Tally every line of the listing where the string "chart" is found, and state the total alone.

Data supplied:
━━━

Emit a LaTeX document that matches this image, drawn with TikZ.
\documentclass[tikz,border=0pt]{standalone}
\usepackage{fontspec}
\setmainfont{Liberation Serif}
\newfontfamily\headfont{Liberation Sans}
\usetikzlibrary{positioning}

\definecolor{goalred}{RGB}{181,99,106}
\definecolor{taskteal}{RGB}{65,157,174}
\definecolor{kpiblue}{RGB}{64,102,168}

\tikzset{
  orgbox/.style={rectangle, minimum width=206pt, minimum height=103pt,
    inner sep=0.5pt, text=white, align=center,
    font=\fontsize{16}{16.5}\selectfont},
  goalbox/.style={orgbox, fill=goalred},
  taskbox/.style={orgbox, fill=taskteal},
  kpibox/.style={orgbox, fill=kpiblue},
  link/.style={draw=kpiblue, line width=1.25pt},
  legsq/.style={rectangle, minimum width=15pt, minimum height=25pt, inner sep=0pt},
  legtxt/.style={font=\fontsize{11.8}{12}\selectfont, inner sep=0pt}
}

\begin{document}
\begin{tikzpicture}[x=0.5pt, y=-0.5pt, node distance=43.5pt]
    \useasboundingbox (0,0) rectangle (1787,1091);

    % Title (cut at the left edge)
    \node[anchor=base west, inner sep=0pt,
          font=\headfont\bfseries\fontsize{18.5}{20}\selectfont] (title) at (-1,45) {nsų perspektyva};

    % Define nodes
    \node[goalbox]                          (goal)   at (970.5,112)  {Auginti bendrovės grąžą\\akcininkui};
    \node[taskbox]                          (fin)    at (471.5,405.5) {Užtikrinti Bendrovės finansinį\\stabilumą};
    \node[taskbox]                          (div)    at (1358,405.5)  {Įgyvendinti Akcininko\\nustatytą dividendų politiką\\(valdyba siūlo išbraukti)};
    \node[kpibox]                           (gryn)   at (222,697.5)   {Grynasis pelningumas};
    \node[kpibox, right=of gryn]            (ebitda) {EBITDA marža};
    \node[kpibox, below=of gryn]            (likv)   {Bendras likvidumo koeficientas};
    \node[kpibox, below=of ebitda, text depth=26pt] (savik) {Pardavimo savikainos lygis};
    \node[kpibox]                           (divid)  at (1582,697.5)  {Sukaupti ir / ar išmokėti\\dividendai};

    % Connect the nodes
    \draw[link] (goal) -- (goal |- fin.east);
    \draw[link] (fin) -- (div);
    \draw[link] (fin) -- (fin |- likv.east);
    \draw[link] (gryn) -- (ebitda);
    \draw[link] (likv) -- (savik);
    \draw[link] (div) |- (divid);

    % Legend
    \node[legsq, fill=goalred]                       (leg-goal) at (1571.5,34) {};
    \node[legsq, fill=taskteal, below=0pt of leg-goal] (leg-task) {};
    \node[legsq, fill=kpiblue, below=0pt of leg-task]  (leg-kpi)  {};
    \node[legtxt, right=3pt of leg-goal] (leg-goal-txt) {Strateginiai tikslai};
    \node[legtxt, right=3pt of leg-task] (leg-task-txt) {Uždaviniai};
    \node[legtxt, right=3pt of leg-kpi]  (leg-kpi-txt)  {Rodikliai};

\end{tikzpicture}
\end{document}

━━━

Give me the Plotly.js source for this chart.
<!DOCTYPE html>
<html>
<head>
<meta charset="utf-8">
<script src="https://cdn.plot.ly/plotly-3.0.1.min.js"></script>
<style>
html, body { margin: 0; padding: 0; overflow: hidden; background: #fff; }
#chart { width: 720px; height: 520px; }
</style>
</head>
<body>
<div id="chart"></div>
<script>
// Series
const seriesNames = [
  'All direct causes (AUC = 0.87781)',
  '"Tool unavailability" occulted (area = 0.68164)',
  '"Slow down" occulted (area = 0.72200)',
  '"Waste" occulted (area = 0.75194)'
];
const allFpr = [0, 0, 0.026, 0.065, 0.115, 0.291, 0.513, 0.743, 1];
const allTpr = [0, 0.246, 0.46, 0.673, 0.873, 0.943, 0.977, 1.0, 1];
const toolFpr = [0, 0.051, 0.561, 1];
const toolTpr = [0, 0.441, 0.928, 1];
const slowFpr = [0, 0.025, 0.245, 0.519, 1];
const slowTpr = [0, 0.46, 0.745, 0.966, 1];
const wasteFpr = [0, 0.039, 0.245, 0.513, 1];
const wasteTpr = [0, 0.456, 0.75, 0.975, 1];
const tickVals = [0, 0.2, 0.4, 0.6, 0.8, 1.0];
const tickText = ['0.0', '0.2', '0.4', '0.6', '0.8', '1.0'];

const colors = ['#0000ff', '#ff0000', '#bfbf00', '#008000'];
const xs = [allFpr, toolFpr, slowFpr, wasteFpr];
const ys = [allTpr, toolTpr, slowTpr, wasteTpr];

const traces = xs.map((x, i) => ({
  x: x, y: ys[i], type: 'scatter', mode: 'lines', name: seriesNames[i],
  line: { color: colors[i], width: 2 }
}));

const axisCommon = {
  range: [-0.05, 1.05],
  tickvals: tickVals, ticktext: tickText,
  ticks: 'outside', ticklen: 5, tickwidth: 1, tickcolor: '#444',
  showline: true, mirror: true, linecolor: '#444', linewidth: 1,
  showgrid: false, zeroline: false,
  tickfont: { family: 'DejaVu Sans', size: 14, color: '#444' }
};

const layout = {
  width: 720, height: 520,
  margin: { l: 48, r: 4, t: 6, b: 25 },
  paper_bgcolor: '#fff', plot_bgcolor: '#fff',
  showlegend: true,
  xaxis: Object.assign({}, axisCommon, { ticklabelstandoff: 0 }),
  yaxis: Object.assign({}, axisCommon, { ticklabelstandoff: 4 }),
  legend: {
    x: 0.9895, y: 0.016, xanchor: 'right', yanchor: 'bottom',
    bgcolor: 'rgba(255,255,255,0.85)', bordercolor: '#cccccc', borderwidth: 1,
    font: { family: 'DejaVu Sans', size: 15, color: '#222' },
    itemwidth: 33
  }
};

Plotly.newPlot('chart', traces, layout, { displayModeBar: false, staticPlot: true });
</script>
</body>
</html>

━━━

Answer to this exercise: 4